Now that we can get these dynamically generated debug symbols, we can use them to create a breakpoint on the first line of the script being debugged. Everytime OnUpdateModuleSympols is called, I try to bind the initial breakpoint (unless it’s already been bound of course) by calling the following create_breakpoint function.

def create_breakpoint(doc, line, module, reader):
  line = doc.FindClosestLine(line)
  method = reader.GetMethodFromDocumentPosition(doc, line, 0)
  function = module.GetFunctionFromToken(method.Token.GetToken())

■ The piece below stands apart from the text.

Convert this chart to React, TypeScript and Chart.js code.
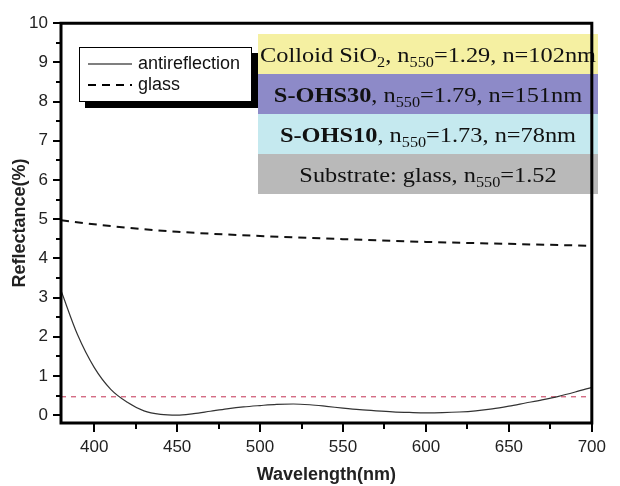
import React, { useEffect, useRef } from 'react';
import { Chart, registerables } from 'chart.js';

Chart.register(...registerables);

// ---- data ----
const wavelengths = [380, 390, 400, 410, 420, 430, 440, 450, 460, 470, 480, 490, 500, 510, 520, 530, 540, 550, 560, 570, 580, 590, 600, 610, 620, 630, 640, 650, 660, 670, 680, 690, 700];
const antireflection = [3.18, 2.05, 1.22, 0.66, 0.33, 0.11, 0.02, 0.0, 0.04, 0.1, 0.16, 0.21, 0.245, 0.275, 0.285, 0.265, 0.225, 0.18, 0.14, 0.11, 0.085, 0.07, 0.06, 0.065, 0.08, 0.11, 0.16, 0.23, 0.31, 0.39, 0.48, 0.59, 0.71];
const glassWavelengths = [380, 400, 420, 450, 500, 550, 600, 650, 700];
const glass = [4.97, 4.87, 4.78, 4.68, 4.57, 4.49, 4.42, 4.37, 4.32];
const referenceLevel = 0.47;
const referenceRange = [380, 700];

const xMajorTicks = [400, 450, 500, 550, 600, 650, 700];
const xMinorTicks = [425, 475, 525, 575, 625, 675];
const yMajorTicks = [0, 1, 2, 3, 4, 5, 6, 7, 8, 9, 10];
const yMinorTicks = [0.5, 1.5, 2.5, 3.5, 4.5, 5.5, 6.5, 7.5, 8.5, 9.5];

const legendLabels = ['antireflection', 'glass'];

type Seg = { t: string; b?: boolean; s?: boolean };
const layerRows: Seg[][] = [
  [{ t: 'Colloid SiO' }, { t: '2', s: true }, { t: ', n' }, { t: '550', s: true }, { t: '=1.29, n=102nm' }],
  [{ t: 'S-OHS30', b: true }, { t: ', n' }, { t: '550', s: true }, { t: '=1.79, n=151nm' }],
  [{ t: 'S-OHS10', b: true }, { t: ', n' }, { t: '550', s: true }, { t: '=1.73, n=78nm' }],
  [{ t: 'Substrate: glass, n' }, { t: '550', s: true }, { t: '=1.52' }],
];
const layerColors = ['#f5f0a2', '#8d8ac8', '#c5e9ef', '#b9b9b9'];

const SANS = '"Liberation Sans", Arial, sans-serif';
const SERIF = '"Liberation Serif", "Times New Roman", serif';

const decorPlugin = {
  id: 'decor',
  afterDatasetsDraw(chart: any) {
    const ctx: CanvasRenderingContext2D = chart.ctx;
    const { left, right, top, bottom } = chart.chartArea;
    const xs = chart.scales.x;
    const ys = chart.scales.y;
    ctx.save();

    // layer stack boxes
    const bx = 258, bw = 340, by = 34, bh = 40;
    const F = 21;
    const fontFor = (seg: Seg) => `${seg.b ? 'bold ' : ''}${seg.s ? Math.round(F * 0.66) : F}px ${SERIF}`;
    const rowWidth = (row: Seg[]) => row.reduce((w, seg) => { ctx.font = fontFor(seg); return w + ctx.measureText(seg.t).width; }, 0);
    const hscale = 336 / rowWidth(layerRows[0]);
    layerRows.forEach((row, i) => {
      const y0 = by + i * bh;
      ctx.fillStyle = layerColors[i];
      ctx.fillRect(bx, y0, bw, bh);
      const w = rowWidth(row) * hscale;
      const cx = bx + bw / 2;
      ctx.save();
      ctx.translate(cx - w / 2, y0 + bh / 2 + 8);
      ctx.scale(hscale, 1);
      let x = 0;
      ctx.fillStyle = '#111';
      ctx.textBaseline = 'alphabetic';
      ctx.textAlign = 'left';
      row.forEach((seg) => {
        ctx.font = fontFor(seg);
        ctx.fillText(seg.t, x, seg.s ? 5 : 0);
        x += ctx.measureText(seg.t).width;
      });
      ctx.restore();
    });

    // legend with shadow
    const lx = 79, ly = 47, lw = 173, lh = 55;
    ctx.fillStyle = '#000';
    ctx.fillRect(lx + 6, ly + 6, lw, lh);
    ctx.fillStyle = '#fff';
    ctx.fillRect(lx, ly, lw, lh);
    ctx.strokeStyle = '#000';
    ctx.lineWidth = 1;
    ctx.strokeRect(lx + 0.5, ly + 0.5, lw - 1, lh - 1);
    legendLabels.forEach((label, i) => {
      const ds = chart.data.datasets[i];
      const yy = ly + 17 + i * 21;
      ctx.beginPath();
      ctx.setLineDash(ds.borderDash || []);
      ctx.strokeStyle = '#000';
      ctx.lineWidth = i === 0 ? 1.2 : 2;
      ctx.moveTo(lx + 9, yy);
      ctx.lineTo(lx + 53, yy);
      ctx.stroke();
      ctx.setLineDash([]);
      ctx.fillStyle = '#111';
      ctx.font = `18px ${SANS}`;
      ctx.textBaseline = 'middle';
      ctx.textAlign = 'left';
      ctx.fillText(label, lx + 59, yy);
    });

    // frame
    ctx.strokeStyle = '#000';
    ctx.lineWidth = 3;
    ctx.beginPath();
    ctx.rect(left, top, right - left, bottom - top);
    ctx.stroke();

    // ticks
    ctx.lineWidth = 2;
    ctx.beginPath();
    yMajorTicks.forEach((v) => { const p = Math.round(ys.getPixelForValue(v)); ctx.moveTo(left, p); ctx.lineTo(left - 8, p); });
    yMinorTicks.forEach((v) => { const p = Math.round(ys.getPixelForValue(v)); ctx.moveTo(left, p); ctx.lineTo(left - 5, p); });
    xMajorTicks.forEach((v) => { const p = Math.round(xs.getPixelForValue(v)); ctx.moveTo(p, bottom); ctx.lineTo(p, bottom + 9); });
    xMinorTicks.forEach((v) => { const p = Math.round(xs.getPixelForValue(v)); ctx.moveTo(p, bottom); ctx.lineTo(p, bottom + 6); });
    ctx.stroke();
    ctx.restore();
  },
};

export default function App() {
  const ref = useRef<HTMLCanvasElement>(null);
  useEffect(() => {
    if (!ref.current) return;
    const chart = new Chart(ref.current, {
      type: 'line',
      data: {
        datasets: [
          {
            label: legendLabels[0],
            data: wavelengths.map((w, i) => ({ x: w, y: antireflection[i] })),
            borderColor: '#333',
            borderWidth: 1.2,
            pointRadius: 0,
            cubicInterpolationMode: 'monotone',
          },
          {
            label: legendLabels[1],
            data: glassWavelengths.map((w, i) => ({ x: w, y: glass[i] })),
            borderColor: '#111',
            borderWidth: 2,
            borderDash: [8, 6],
            pointRadius: 0,
            cubicInterpolationMode: 'monotone',
          },
          {
            label: 'reference',
            data: referenceRange.map((w) => ({ x: w, y: referenceLevel })),
            borderColor: '#d0607a',
            borderWidth: 1.3,
            borderDash: [5, 5],
            pointRadius: 0,
          },
        ],
      },
      options: {
        animation: false,
        responsive: false,
        layout: { padding: { top: 22, right: 17, left: 0, bottom: 0 } },
        plugins: { legend: { display: false }, tooltip: { enabled: false } },
        scales: {
          x: {
            type: 'linear',
            min: 380,
            max: 700,
            grid: { display: false, drawTicks: false },
            border: { display: false },
            afterBuildTicks: (s: any) => { s.ticks = xMajorTicks.map((v) => ({ value: v })); },
            afterFit: (s: any) => { s.height = 63; },
            ticks: { color: '#222', font: { family: SANS, size: 17 }, padding: 14, maxRotation: 0, autoSkip: false },
            title: { display: true, text: 'Wavelength(nm)', color: '#222', font: { family: SANS, size: 18, weight: 'bold' }, padding: { top: 0, bottom: 0 } },
          },
          y: {
            min: -0.2,
            max: 10,
            grid: { display: false, drawTicks: false },
            border: { display: false },
            afterBuildTicks: (s: any) => { s.ticks = yMajorTicks.map((v) => ({ value: v })); },
            afterFit: (s: any) => { s.width = 61; },
            ticks: { color: '#222', font: { family: SANS, size: 17 }, padding: 13, autoSkip: false },
            title: { display: true, text: 'Reflectance(%)', color: '#222', font: { family: SANS, size: 18, weight: 'bold' }, padding: { top: 9, bottom: 0 } },
          },
        },
      },
      plugins: [decorPlugin],
    } as any);
    return () => chart.destroy();
  }, []);
  return (
    <div style={{ position: 'fixed', left: 0, top: 0, width: 620, height: 486, background: '#fff' }}>
      <canvas ref={ref} width={620} height={486} />
    </div>
  );
}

  for sp in get_sequence_points(method):
    if sp.doc.URL == doc.URL and sp.start_line == line:
      bp = function.ILCode.CreateBreakpoint(sp.offset)
      bp.Activate(True)
      return bp

  bp = function.CreateBreakpoint()
  bp.Activate(True)
  return bp

This code translates a given document/line into a function/offset where we can set a breakpoint. To do this, we use sequence points which as per Rick Byers are “used to mark a spot in the IL code that corresponds to a specific location in the original source”. So once we find the function that corresponds to a given line of code, we iterate over the sequence points until we find the one that matches the line we want to break on. If we find a matching sequence point, we set the breakpoint there. If we don’t, we set the breakpoint on the function itself. get_sequence_points is a simple wrapper around ISymbolMethod GetSequencePoints. The original API is pretty ugly to use – managing six separate arrays of information – so get_sequence_points turns it into a generator function you can iterate over.

Now that the breakpoint is set, we want to trap the breakpoint event as well. That’s easy enough, we create an event handler for process.OnBreakpoint similar to the OnUpdateModuleSymbols event above. Eventually, we’ll have the ability to step when we break, but for now I’m just going to print out the current location when the breakpoint is hit. This is kind of the reverse of the operation above. Setting a breakpoint means going from a source location to an IL offset within a function. Printing the current location means going from an IL offset in a function back to the source location. Here’s the function to do that:

def get_location(reader, thread):  
  frame = thread.ActiveFrame  
  function = frame.Function  

  offset, mapping_result = frame.GetIP()  
  method = reader.GetMethod(SymbolToken(frame.Function.Token))  

  real_sp = None  
  for sp in get_sequence_points(method):  
    if sp.offset > offset:
      break  
    if sp.start_line != 0xfeefee:
      real_sp = sp  

  if real_sp == None:  
    return "Location (offset %d)" % (offset)  

  return "Location %s:%d (offset %d)" % (  
    Path.GetFileName(real_sp.doc.URL), real_sp.start_line, offset)  

def OnBreakpoint(s,e):
  print "OnBreakpoint", get_location(
    symbol_readers[e.Thread.ActiveFrame.Function.Module], e.Thread)

Given a symbol reader and a debug thread, get_location returns a location string. It loops thru the sequence points, similar to create_breakpoint, in order to find the closest corresponding line of python code to the current offset (check out Mike Stall’s blog as for why I’m checking for 0xfeefee). In order to make this work, I need the symbol reader for the module that I retrieved in OnUpdateModuleSymbols. For now, I’m stashing the reader in a global dictionary keyed by the module named symbol_readers where OnBreakpoint can access it.

Ipydbg isn’t interactive yet, but it is now running, setting a breakpoint and successfully breaking at that breakpoint. As usual, the latest version of ipydbg is up on GitHub.